Pontiac Solstice Forum banner

1 - 5 of 5 Posts

·
Registered
Joined
·
7,226 Posts
Discussion Starter #1

·
Premium Member
Joined
·
2,319 Posts
I guess it is crap like that which causes so many firms to fork over lots of money just to stay OUT of the "justice" system
 

·
Registered
Joined
·
6,934 Posts
Vintage Corvette belongs to the last buyer | The Indiana Lawyer

Indiana Court of Appeals finds Ebay bidder to be good faith purchaser originating from an online Mechanics Lien Plus illegal $100 lien scam. :leaving:
The normal common law principle that applies is 'Nemo dat quod non habet" or 'You can't give what you ain't got' (i.e. good title). In the case you cited it is complicated by the lien process, which if properly carried out would operate to transfer title legally to the buyer. You'd have to look at the statute in Indiana to see if a lien claimant can buy on his own lien sale - that will vary with the jurisdiction. If he can, there may be nothing wrong with the sale - he gave notice to the correct address on title.

The fact that he had the lien service send a second notice clouds the whole thing, as at that point the claimant theoretically had clear title and didn't need to do anything further under the lien statue, he could just sell it - that would probably have been a better thing for him to do.

It may well be that the original owner will have no recourse against the mechanic except for money as the car is probably legally disposed of.

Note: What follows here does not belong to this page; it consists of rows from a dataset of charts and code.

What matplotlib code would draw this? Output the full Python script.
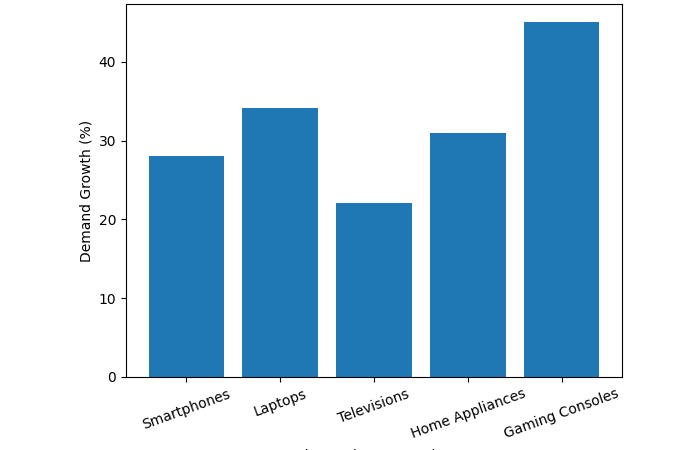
import matplotlib
matplotlib.use("Agg")
import matplotlib.pyplot as plt

categories = ["Smartphones", "Laptops", "Televisions", "Home Appliances", "Gaming Consoles"]
growth = [28, 34.2, 22.1, 31, 45.1]

fig = plt.figure(figsize=(7, 4.5), dpi=100)
ax = fig.add_axes([126 / 700, 1 - 377 / 450, 496 / 700, 373 / 450])
ax.bar(categories, growth, color="#1f77b4")
ax.set_ylabel("Demand Growth (%)")
# the reference only shows the very top of this label at the bottom edge
ax.set_xlabel("Electronics Categories", labelpad=5.8)
plt.setp(ax.get_xticklabels(), rotation=20)

fig.savefig("out.png", dpi=100)
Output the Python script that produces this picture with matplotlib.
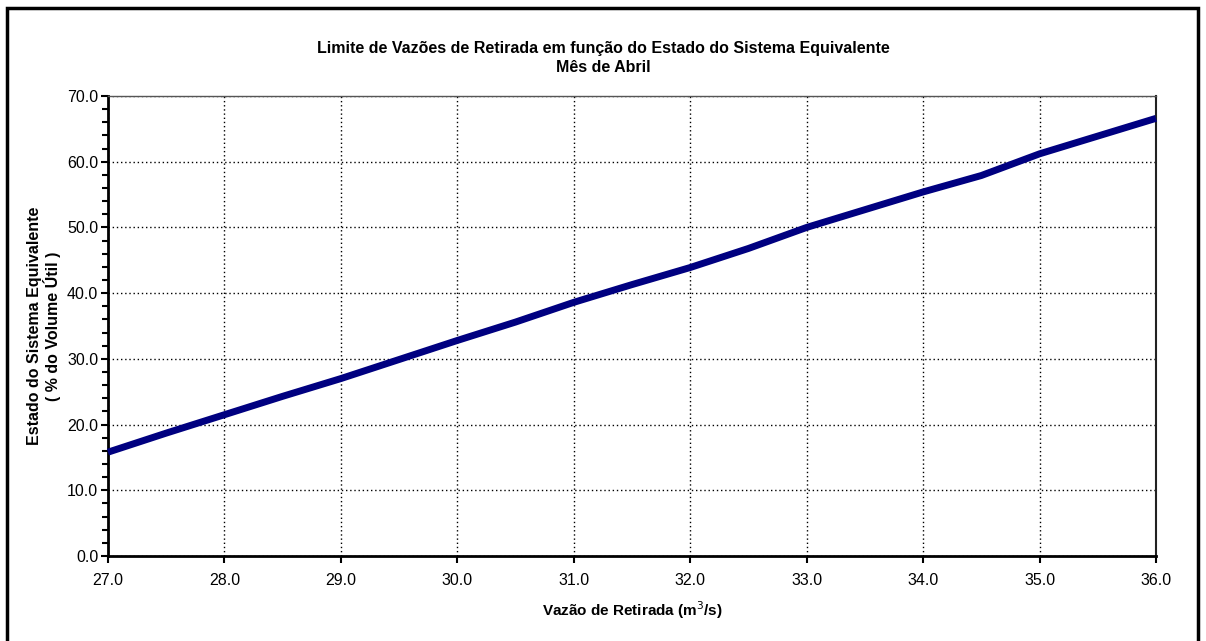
import matplotlib
matplotlib.use("Agg")
import matplotlib.pyplot as plt
from matplotlib.patches import Rectangle
from matplotlib.ticker import MultipleLocator, FormatStrFormatter

plt.rcParams['font.family'] = ['Liberation Sans', 'DejaVu Sans']

vazao = [27.0, 27.5, 28.0, 28.5, 29.0, 29.5, 30.0, 30.5, 31.0, 31.5,
         32.0, 32.5, 33.0, 33.5, 34.0, 34.5, 35.0, 35.5, 36.0]
estado = [15.8, 18.7, 21.5, 24.3, 27.0, 29.9, 32.8, 35.6, 38.6, 41.3,
          43.9, 46.8, 50.0, 52.7, 55.4, 57.9, 61.2, 63.9, 66.6]

title = "Limite de Vazões de Retirada em função do Estado do Sistema Equivalente\nMês de Abril"
xlabel = "Vazão de Retirada (m$^3$/s)"
ylabel = "Estado do Sistema Equivalente\n( % do Volume Útil )"

W, H = 1206, 641
fig = plt.figure(figsize=(W / 100, H / 100), dpi=100)
fig.patch.set_facecolor('white')

# outer frame
fig.patches.append(Rectangle((7 / W, -0.02), (1198 - 7) / W, 1 - 8 / H + 0.02,
                             transform=fig.transFigure, fill=False,
                             edgecolor='black', linewidth=2.5, zorder=0))

left, right, top, bottom = 108 / W, 1156 / W, 1 - 96 / H, 1 - 556 / H
ax = fig.add_axes([left, bottom, right - left, top - bottom])

ax.plot(vazao, estado, color='#000080', linewidth=5, solid_joinstyle='round',
        solid_capstyle='butt', zorder=3, clip_on=False)

ax.set_xlim(27, 36)
ax.set_ylim(0, 70)
ax.xaxis.set_major_locator(MultipleLocator(1))
ax.yaxis.set_major_locator(MultipleLocator(10))
ax.yaxis.set_minor_locator(MultipleLocator(2))
ax.xaxis.set_major_formatter(FormatStrFormatter('%.1f'))
ax.yaxis.set_major_formatter(FormatStrFormatter('%.1f'))

ax.grid(True, which='major', color='black', linestyle=(0, (1, 2)), linewidth=1.0)
ax.set_axisbelow(True)

ax.tick_params(axis='both', which='major', direction='out', length=5, width=1.5,
               labelsize=11.5, color='black')
ax.tick_params(axis='x', which='major', pad=7)
ax.tick_params(axis='y', which='major', pad=2)
ax.tick_params(axis='y', which='minor', direction='out', length=4, width=1.5)

for s in ('left', 'bottom'):
    ax.spines[s].set_linewidth(2)
    ax.spines[s].set_color('black')
ax.spines['top'].set_linewidth(1)
ax.spines['top'].set_color('#555555')
ax.spines['right'].set_linewidth(1.5)
ax.spines['right'].set_color('#222222')

fig.text(603 / W, 1 - 58 / H, title, ha='center', va='center',
         fontsize=11.5, fontweight='bold', linespacing=1.35)
fig.text((left + right) / 2, 1 - 610 / H, xlabel, ha='center', va='center',
         fontsize=11, fontweight='bold')
fig.text(44 / W, (top + bottom) / 2, ylabel, ha='center', va='center',
         rotation=90, fontsize=11.5, fontweight='bold', linespacing=1.05)

fig.savefig("out.png", dpi=100, facecolor='white')
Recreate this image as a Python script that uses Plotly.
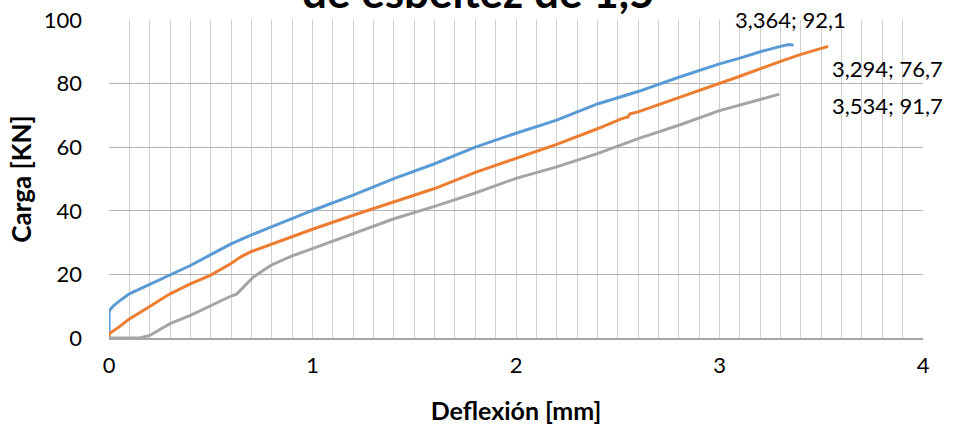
import plotly.graph_objects as go

# Series data (Deflexión [mm], Carga [KN])
blue_x = [0, 0, 0.02, 0.05, 0.1, 0.2, 0.3, 0.4, 0.5, 0.6, 0.7, 0.8, 0.9, 1.0, 1.2, 1.4, 1.6, 1.8, 2.0,
          2.2, 2.4, 2.6, 2.8, 3.0, 3.1, 3.2, 3.3, 3.34, 3.364]
blue_y = [0, 8.5, 10.0, 11.6, 13.9, 16.9, 20.0, 22.8, 26.2, 29.6, 32.4, 35.0, 37.6, 40.1, 44.9, 50.1, 54.8, 60.0, 64.4,
          68.5, 73.6, 77.5, 82.0, 86.2, 88.0, 90.0, 91.7, 92.3, 92.1]

orange_x = [0, 0, 0.05, 0.1, 0.2, 0.3, 0.4, 0.5, 0.6, 0.65, 0.7, 0.8, 0.9, 1.0, 1.2, 1.4, 1.6, 1.8, 2.0,
            2.2, 2.4, 2.52, 2.55, 2.56, 2.6, 2.8, 3.0, 3.1, 3.3, 3.4, 3.534]
orange_y = [0, 1.3, 3.5, 6.0, 9.9, 13.9, 17.0, 19.8, 23.4, 25.6, 27.2, 29.6, 31.9, 34.2, 38.6, 42.8, 47.0, 52.1, 56.5,
            60.9, 65.8, 69.0, 69.5, 70.5, 71.1, 75.5, 80.1, 82.3, 87.0, 89.2, 91.7]

gray_x = [0, 0.15, 0.2, 0.3, 0.4, 0.5, 0.6, 0.627, 0.71, 0.8, 0.9, 1.0, 1.2, 1.4, 1.6, 1.8, 2.0,
          2.2, 2.4, 2.6, 2.8, 3.0, 3.2, 3.294]
gray_y = [0, 0, 0.8, 4.5, 7.1, 10.2, 13.2, 13.8, 19.2, 23.0, 25.8, 28.1, 32.8, 37.5, 41.4, 45.6, 50.2,
          53.8, 58.0, 62.7, 66.9, 71.5, 75.0, 76.7]

# Data labels (text and placement as fractions of the plot area)
label_text = ["3,364; 92,1", "3,294; 76,7", "3,534; 91,7"]
label_px = [0.8378, 0.957, 0.957]
label_py = [1.003, 0.8475, 0.7327]

title_text = "de esbeltez de 1,5"
x_title = "Deflexión [mm]"
y_title = "Carga [KN]"

FONT = "Lato"

fig = go.Figure()
for xs, ys, col in [(blue_x, blue_y, "#5B9BD5"), (orange_x, orange_y, "#ED7D31"), (gray_x, gray_y, "#A5A5A5")]:
    fig.add_trace(go.Scatter(x=xs, y=ys, mode="lines", line=dict(color=col, width=3),
                             showlegend=False, hoverinfo="x+y"))

for t, lx, ly in zip(label_text, label_px, label_py):
    fig.add_annotation(x=lx, y=ly, xref="paper", yref="paper", text=t, showarrow=False,
                       xanchor="center", yanchor="middle",
                       font=dict(family=FONT, size=22, color="#000000"))

fig.add_annotation(x=(478 - 109) / 814, y=1.003, xref="paper", yref="paper",
                   text="<b>" + title_text + "</b>", showarrow=False, xanchor="center", yanchor="bottom",
                   font=dict(family=FONT, size=44, color="#000000"))

fig.update_layout(
    width=954, height=428,
    margin=dict(l=109, r=31, t=20, b=90, pad=0, autoexpand=False),
    paper_bgcolor="white", plot_bgcolor="white",
    font=dict(family=FONT, size=22, color="#000000"),
    xaxis=dict(range=[0, 4], dtick=1, tick0=0, showgrid=True, gridcolor="#D0D0D0", gridwidth=1,
               minor=dict(dtick=0.1, showgrid=True, gridcolor="#D0D0D0", gridwidth=1),
               zeroline=False, showline=True, linecolor="#A6A6A6", linewidth=1.5,
               ticks="", ticklabelstandoff=7, automargin=False,
               title=dict(text="<b>" + x_title + "</b>", font=dict(family=FONT, size=25), standoff=25),
               tickfont=dict(family=FONT, size=22)),
    yaxis=dict(range=[0, 100], dtick=20, tick0=0, showgrid=True, gridcolor="#B4B4B4", gridwidth=1,
               zeroline=False, showline=False, ticks="", ticklabelstandoff=26, automargin=False,
               title=dict(text="<b>" + y_title + "</b>", font=dict(family=FONT, size=26), standoff=4),
               tickfont=dict(family=FONT, size=22)),
)

fig.write_html("out.html", config={"displayModeBar": False},
               post_script="document.body.style.margin='0';")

Moral is, make sure that your ownership documents reflect your real address, and don't ignore a car that is in for restoration. I have seen people leave cars with contractors for literally years because they ran out of money or inclination or both, and I have seized and sold them for clients that ran shops or storage facilities. The owners that don't just pay up right away usually come out of the woodwork and moan later, and ignore the fact that they had their chance to cough up but didn't.

I know of cases where the shop owner sold not for $100 but still for a fraction of real value, usually to a buddy of his rather than to himself, and the owner had proper notice, and was unsuccessful in getting the car back. It will all turn on local laws though.
 

·
Registered
Joined
·
7,226 Posts
Discussion Starter #4 (Edited)
However, it was reported the use of the lien services was performed by using/employing IL DMV personnel/procedures illegally? Meaning if an individual within IN DMV was in collusion with MLP (by receiving an illegal kickback?) to circumvent the legal lien process shouldn't the sale be deemed (or ruled) invalid by the judge due to the sale stemming from the introduction of evidence that an illegal (or fraudulent) lien process was used/employed?

Similar to how the government can confiscate money/proceeds/personal property if it's proved or a connection is made that the money/proceeds/personal property was obtained by a defendant for engaging in illegal activities?
 

·
Registered
Joined
·
6,934 Posts
I didn't follow the link, thanks.

The UCC says that if you have voidable title you CAN pass good title to an innocent good faith buyer, in which case the result would be as in this case - the original owner has a claim for monetary damages against the other parties, but can't support a replevin order to have the vehicle returned to him.

That case is the sort of clusterf*ck that they use on law students to test their analytical abilities, and the sort no praticing lawyer wants a part of when there is only $25K at issue!